Mumbai: In a city where private greed tends to overtake public good, Shirish Patel was a tireless advocate for equitable urban development. The distinguished civil engineer and urban planner passed away on Friday night at the age of 92.
Patel was the designer of the first flyover in India—the Kemps Corner Flyover—built in 1965. But like many of his generation, he strayed far beyond his profession to engage with the urban and social challenges facing a young nation. He played a role in the early development of Mumbai — helping to conceive and plan Navi Mumbai — and remained actively engaged with urban issues until the end of his life.
Born in 1932, Patel spent his early school years in Karachi before moving to Bombay, where his father Bhailal Patel became the first Indian municipal commissioner. After studying engineering at Cambridge University, he worked on large dams, including the Karina Dam in Zambia and the Koyna Dam in Maharashtra, before starting his own engineering firm. In 1965, he along with Charles Correa and Pravina Mehta proposed a new city across the harbour to take the load off Mumbai. Five years later, he was made chief planner with City & Industrial Development Corporation (Cidco), the agency created to build Navi Mumbai.
“He saw city development as a multidisciplinary subject, and not just about architecture and infrastructure,” said V K Phatak, former chief planner at the MMRDA, who knew him from the 1970s.
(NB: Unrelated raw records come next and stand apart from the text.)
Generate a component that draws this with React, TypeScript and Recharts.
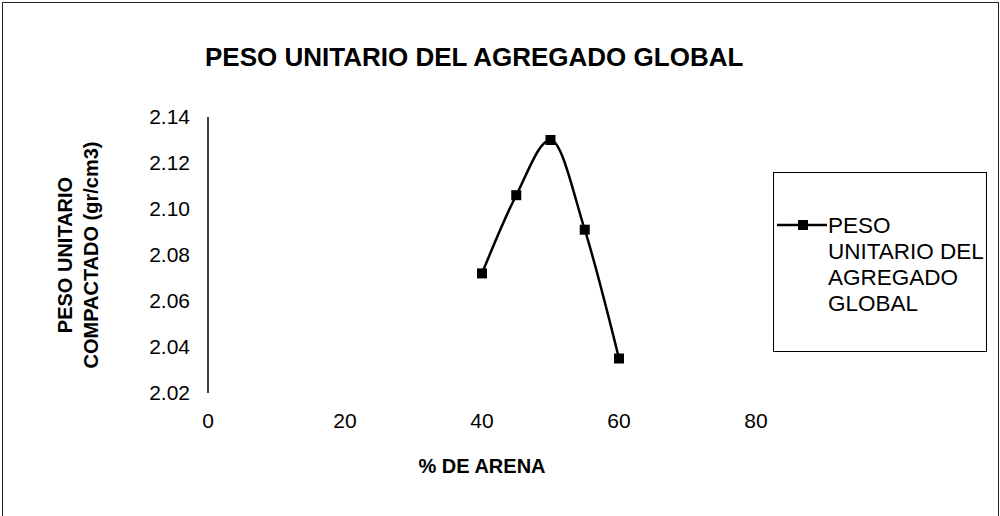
import React from "react";
import { Legend, Line, LineChart, XAxis, YAxis } from "recharts";

const arena = [40, 45, 50, 55, 60];
const pesoUnitario = [2.072, 2.106, 2.13, 2.091, 2.035];
const xTicks = [0, 20, 40, 60, 80];
const yTicks = [2.02, 2.04, 2.06, 2.08, 2.1, 2.12, 2.14];
const legendLines = ["PESO", "UNITARIO DEL", "AGREGADO", "GLOBAL"];

const data = arena.map((a, i) => ({ arena: a, peso: pesoUnitario[i] }));

const FONT = '"Liberation Sans", Arial, sans-serif';

function SquareDot(props: any) {
  const { cx, cy } = props;
  if (cx == null || cy == null) return null;
  return <rect x={cx - 5} y={cy - 5} width={10} height={10} fill="#000" />;
}

function XTitle(props: any) {
  const { viewBox } = props;
  const cx = viewBox.x + viewBox.width / 2;
  return (
    <text x={cx} y={viewBox.y + 80} textAnchor="middle" fontFamily={FONT} fontWeight="bold" fontSize={20} fill="#000">
      % DE ARENA
    </text>
  );
}

function YTitle(props: any) {
  const { viewBox } = props;
  const cy = viewBox.y + viewBox.height / 2;
  return (
    <g fontFamily={FONT} fontWeight="bold" fontSize={20} fill="#000">
      <text transform={`translate(72, ${cy}) rotate(-90)`} textAnchor="middle">PESO UNITARIO</text>
      <text transform={`translate(98, ${cy}) rotate(-90)`} textAnchor="middle">COMPACTADO (gr/cm3)</text>
    </g>
  );
}

function LegendBox() {
  return (
    <div style={{ position: "relative", width: 212, height: 178, border: "1px solid #000", fontFamily: FONT, fontSize: 22.5, color: "#000" }}>
      <svg width={50} height={20} style={{ position: "absolute", left: 3, top: 42 }}>
        <line x1={0} y1={10} x2={50} y2={10} stroke="#000" strokeWidth={2.5} />
        <rect x={21} y={5} width={10} height={10} fill="#000" />
      </svg>
      <div style={{ position: "absolute", left: 54, top: 40, lineHeight: "26px", textAlign: "left" }}>
        {legendLines.map((l) => (
          <div key={l}>{l}</div>
        ))}
      </div>
    </div>
  );
}

export default function App() {
  return (
    <div style={{ position: "absolute", left: 0, top: 0, width: 1000, height: 516, background: "#fff", overflow: "hidden" }}>
      <div style={{ position: "absolute", left: 2, top: 2, width: 995, height: 530, borderLeft: "1px solid #222", borderTop: "1px solid #222", borderRight: "1px solid #222" }} />
      <div style={{ position: "absolute", left: 205, top: 42, fontFamily: FONT, fontWeight: "bold", fontSize: 26, color: "#000", whiteSpace: "nowrap" }}>
        PESO UNITARIO DEL AGREGADO GLOBAL
      </div>
      <LineChart width={1000} height={516} data={data} margin={{ top: 117, right: 244, bottom: 43, left: 148 }}>
        <XAxis
          type="number"
          dataKey="arena"
          domain={[0, 80]}
          ticks={xTicks}
          axisLine={false}
          tickLine={false}
          tickMargin={14}
          height={80}
          tick={{ fill: "#000", fontSize: 21, fontFamily: FONT }}
          label={<XTitle />}
        />
        <YAxis
          type="number"
          domain={[2.02, 2.14]}
          ticks={yTicks}
          width={60}
          axisLine={{ stroke: "#000", strokeWidth: 1.5 }}
          tickLine={false}
          tickMargin={12}
          tickFormatter={(v: number) => v.toFixed(2)}
          tick={{ fill: "#000", fontSize: 21, fontFamily: FONT }}
          label={<YTitle />}
        />
        <Legend
          layout="vertical"
          align="center"
          verticalAlign="middle"
          content={() => <LegendBox />}
          wrapperStyle={{ position: "absolute", left: 773, top: 172, width: 214, height: 180 }}
        />
        <Line
          type="monotone"
          dataKey="peso"
          stroke="#000"
          strokeWidth={2.5}
          dot={<SquareDot />}
          activeDot={false}
          isAnimationActive={false}
        />
      </LineChart>
    </div>
  );
}
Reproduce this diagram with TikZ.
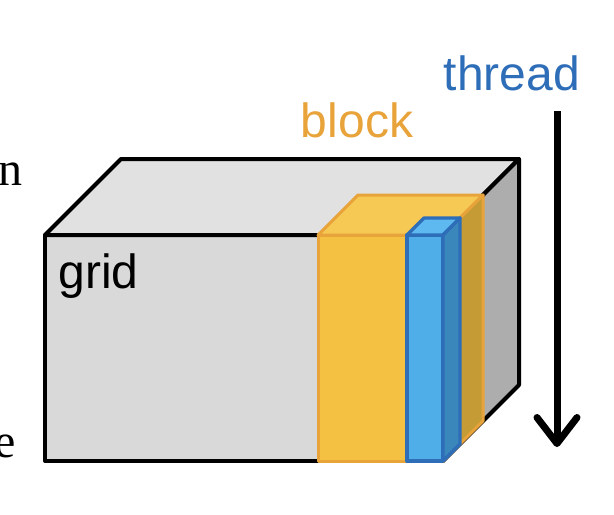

At Cidco, Patel assembled a uniquely diverse team, made up of not just engineers and architects but also economists and social scientists. “His commitment to social justice in city development was very strong,” Phatak said.
Patel’s interests were diverse and far-reaching—he served on the municipal heritage committee, was involved in research on an industrial solar cookstove, and helped found HDFC, the Housing Development Finance Corporation. He made many trips to see the bridges of the Spanish architect Santiago Calatrava. Patel nurtured an abiding love for Indian classical music, and he and his wife Rajani were close friends of the singer Kumar Gandharva. Throughout his life, he quietly supported the education of children in interior India, reaching places that had eluded the govt.
In recent decades, he had become a vocal yet thoughtful critic of Mumbai’s development policies, which he felt had been captured by real estate interests. Although he had built the city’s first flyover, he was critical of their proliferation in recent years, which he described as a “madness” that was destroying the urban fabric and encouraging the use of motor cars at the cost of public transport. He criticised the new coastal road for the same reason.
At the age of 87, he and another planner filed a public interest petition against the govt’s redevelopment plan for the BDD chawls in Worli, arguing that it would densify the area and lead to health and environmental issues among residents. He was not anti-change, however. Rather, he proposed an alternative building plan that would be less dense and create more open space, but his pleas fell on deaf ears. Last year, he challenged the municipality’s decision to replace the Malabar Hill reservoir, suggesting that it could easily just be repaired.
“He was a polymath practitioner who was an extremely sharp but measured voice on an array of issues in the city from public housing, conservation, FSI deployment to broader questions of planning and engineering. And a vocal critic of the deplorable state of planning culture in our urban areas—a voice that will be truly missed,” said Rahul Mehrotra, architect and chair of the department of urban planning and design at Harvard Graduate School of Design.